JAZZ AT LINCOLN CENTER HONORS THE LIFE AND TIMES OF LEGENDARY HEAVYWEIGHT CHAMPION JACK JOHNSON At PREMIERE JACK JOHNSON FESTIVAL
November 12 & 13
• Film presentation of excerpts from soon-to-be-released documentary Unforgivable Blackness: The Rise and Fall of Jack Johnson introduced by its director Ken Burns and featuring musical performance by the Wynton Marsalis Septet on November 12 & 13 at 8pm
• FREE EVENT: Featured guest artists showcase skill and talent in Between the Ropes: Musician Battle at Dizzy's Club Coca-Cola on November 13 at 1pm
October 22, 2004 (New York, NY) Jazz at Lincoln Center proudly commemorates the Jack Johnson Festival in its new home, Frederick P. Rose Hall, for two special evenings of jazz and film on Friday, November 12 and Saturday, November 13 at 8:00pm. During the first half of the program, acclaimed filmmaker Ken Burns, along with Jazz at Lincoln Center Artistic Director Wynton Marsalis, will provide commentary and present clips from Unforgivable Blackness: The Rise and Fall of Jack Johnson, Mr. Burns' upcoming documentary on the heavyweight-boxing champion, author, patent-holding inventor and aspiring bass player. Mr. Marsalis composed the original score and, with the Wynton Marsalis Septet, will perform this extraordinary music during the second half of the program to round out a knockout evening. This is the first film presentation in Rose Theater — one of the three main performance spaces in Frederick P. Rose Hall — that was designed for jazz, but also accommodates opera, dance, theater and orchestral performances. Tickets for this special event are $10, $40, $75, $100, $115 and $150 and are available at the new Jazz at Lincoln Center box office on Broadway at 60th St., by calling CenterCharge at (212) 721-6500 or via
www.jalc.org. These performances are sponsored by Cadillac.

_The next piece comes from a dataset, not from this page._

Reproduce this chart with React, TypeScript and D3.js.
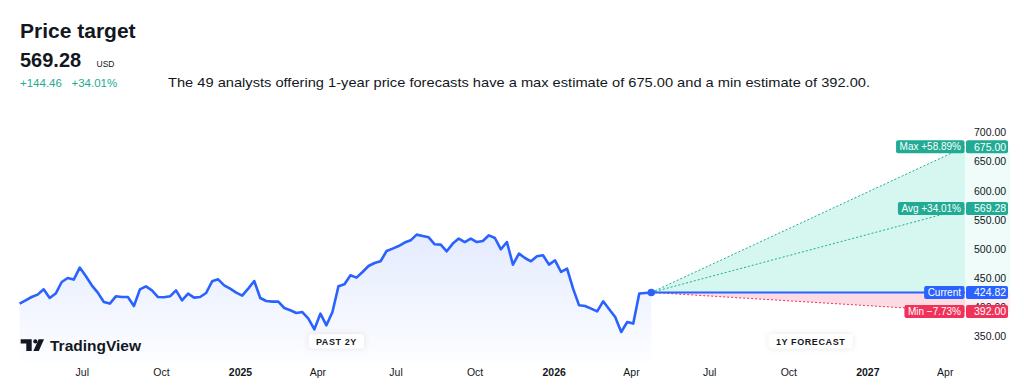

On Saturday, November 13 at 1:00pm, Between the Ropes will feature jazz musicians as they duel in friendly musician battles for an afternoon in Dizzy's Club Coca-Cola, a 140-seat jazz club with down-home yet sophisticated atmosphere, against a backdrop of Central Park and the Manhattan skyline. Special guest artists, to be announced, will showcase skill and talent during these exclusive one-on-one battles. This event is free and open to the public.
In Unforgivable Blackness, his latest work, Mr. Burns tells the story of the first black heavyweight champion of the world, who challenged the prejudices of his day. During the seven years (1908-15) he reigned supreme, the boxing establishment agitated to find a Great White Hope who might unseat him (the era's openly racist expressions are shocking today). Unforgivable Blackness is a fascinating, complex study of a magnificently gifted athlete who loved to read, party and "womanize," and whose independence and dignity collided both with a racist society and his own large, self-defeating appetites.